### [What the exercise asks]
Take each line containing "matplotlib" and report it exactly as written.

--- Supplied data ---

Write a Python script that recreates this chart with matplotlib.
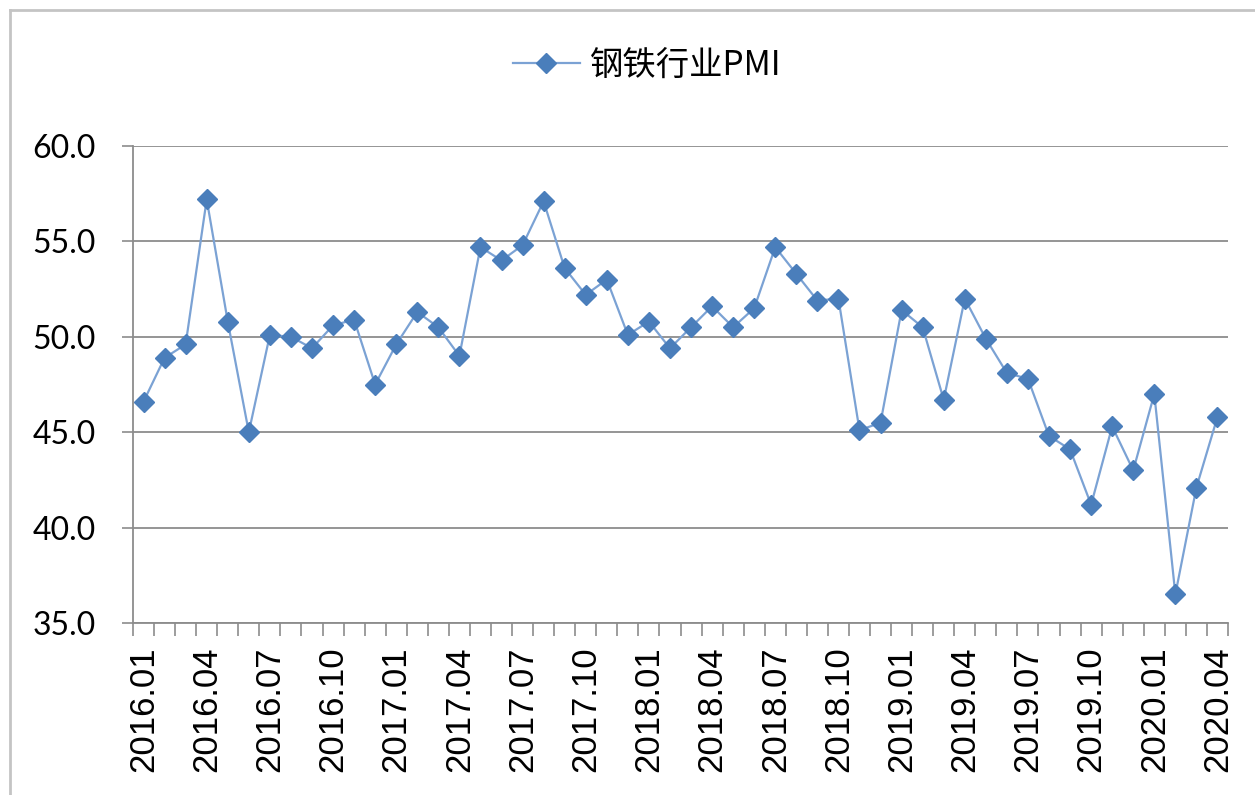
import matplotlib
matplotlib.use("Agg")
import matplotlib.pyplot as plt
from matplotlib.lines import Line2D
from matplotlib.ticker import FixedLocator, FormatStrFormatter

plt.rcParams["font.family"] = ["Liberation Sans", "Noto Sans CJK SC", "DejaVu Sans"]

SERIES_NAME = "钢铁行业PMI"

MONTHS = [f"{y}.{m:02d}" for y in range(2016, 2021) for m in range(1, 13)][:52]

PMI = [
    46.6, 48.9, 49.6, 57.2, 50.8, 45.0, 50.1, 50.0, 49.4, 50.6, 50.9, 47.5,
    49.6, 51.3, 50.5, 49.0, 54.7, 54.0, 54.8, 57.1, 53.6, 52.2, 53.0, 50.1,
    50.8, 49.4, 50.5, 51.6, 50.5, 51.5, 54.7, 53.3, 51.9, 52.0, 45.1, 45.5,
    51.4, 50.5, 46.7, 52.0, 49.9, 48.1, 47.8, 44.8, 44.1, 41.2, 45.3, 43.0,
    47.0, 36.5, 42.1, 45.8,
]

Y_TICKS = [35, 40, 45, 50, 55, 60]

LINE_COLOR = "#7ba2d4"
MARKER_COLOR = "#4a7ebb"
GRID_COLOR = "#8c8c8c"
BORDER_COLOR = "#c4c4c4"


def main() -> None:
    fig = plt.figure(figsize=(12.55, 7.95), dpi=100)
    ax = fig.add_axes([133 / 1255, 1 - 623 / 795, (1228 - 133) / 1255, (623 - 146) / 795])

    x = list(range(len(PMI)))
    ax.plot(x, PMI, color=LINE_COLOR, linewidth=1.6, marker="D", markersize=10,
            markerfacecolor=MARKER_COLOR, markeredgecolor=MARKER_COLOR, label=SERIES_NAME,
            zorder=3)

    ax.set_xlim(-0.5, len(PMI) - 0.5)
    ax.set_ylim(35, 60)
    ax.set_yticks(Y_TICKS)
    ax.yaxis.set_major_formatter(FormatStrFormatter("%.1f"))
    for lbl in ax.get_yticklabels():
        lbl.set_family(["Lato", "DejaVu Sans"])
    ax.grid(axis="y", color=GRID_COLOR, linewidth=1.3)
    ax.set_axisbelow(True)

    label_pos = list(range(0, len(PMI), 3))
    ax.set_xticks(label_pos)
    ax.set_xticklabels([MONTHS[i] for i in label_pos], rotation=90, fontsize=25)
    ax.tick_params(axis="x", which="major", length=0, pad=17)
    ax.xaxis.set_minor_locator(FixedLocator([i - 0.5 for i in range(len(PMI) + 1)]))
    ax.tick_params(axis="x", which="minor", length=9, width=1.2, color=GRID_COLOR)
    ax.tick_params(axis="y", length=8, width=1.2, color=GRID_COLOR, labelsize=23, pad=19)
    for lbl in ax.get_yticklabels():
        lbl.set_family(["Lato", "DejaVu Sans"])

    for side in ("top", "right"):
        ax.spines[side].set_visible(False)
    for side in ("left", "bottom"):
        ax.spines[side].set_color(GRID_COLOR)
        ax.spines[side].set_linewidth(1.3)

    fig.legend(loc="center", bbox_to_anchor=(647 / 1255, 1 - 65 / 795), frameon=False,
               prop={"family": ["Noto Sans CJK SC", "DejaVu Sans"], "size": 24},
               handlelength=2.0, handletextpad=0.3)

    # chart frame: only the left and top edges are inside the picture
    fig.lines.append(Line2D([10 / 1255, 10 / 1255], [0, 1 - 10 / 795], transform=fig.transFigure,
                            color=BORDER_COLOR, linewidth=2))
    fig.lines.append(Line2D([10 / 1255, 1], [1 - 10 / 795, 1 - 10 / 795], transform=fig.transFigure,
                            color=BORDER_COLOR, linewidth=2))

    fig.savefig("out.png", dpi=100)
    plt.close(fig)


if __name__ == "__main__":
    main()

---

### [Correct result]
Write a Python script that recreates this chart with matplotlib.
import matplotlib
matplotlib.use("Agg")
import matplotlib.pyplot as plt
from matplotlib.lines import Line2D
from matplotlib.ticker import FixedLocator, FormatStrFormatter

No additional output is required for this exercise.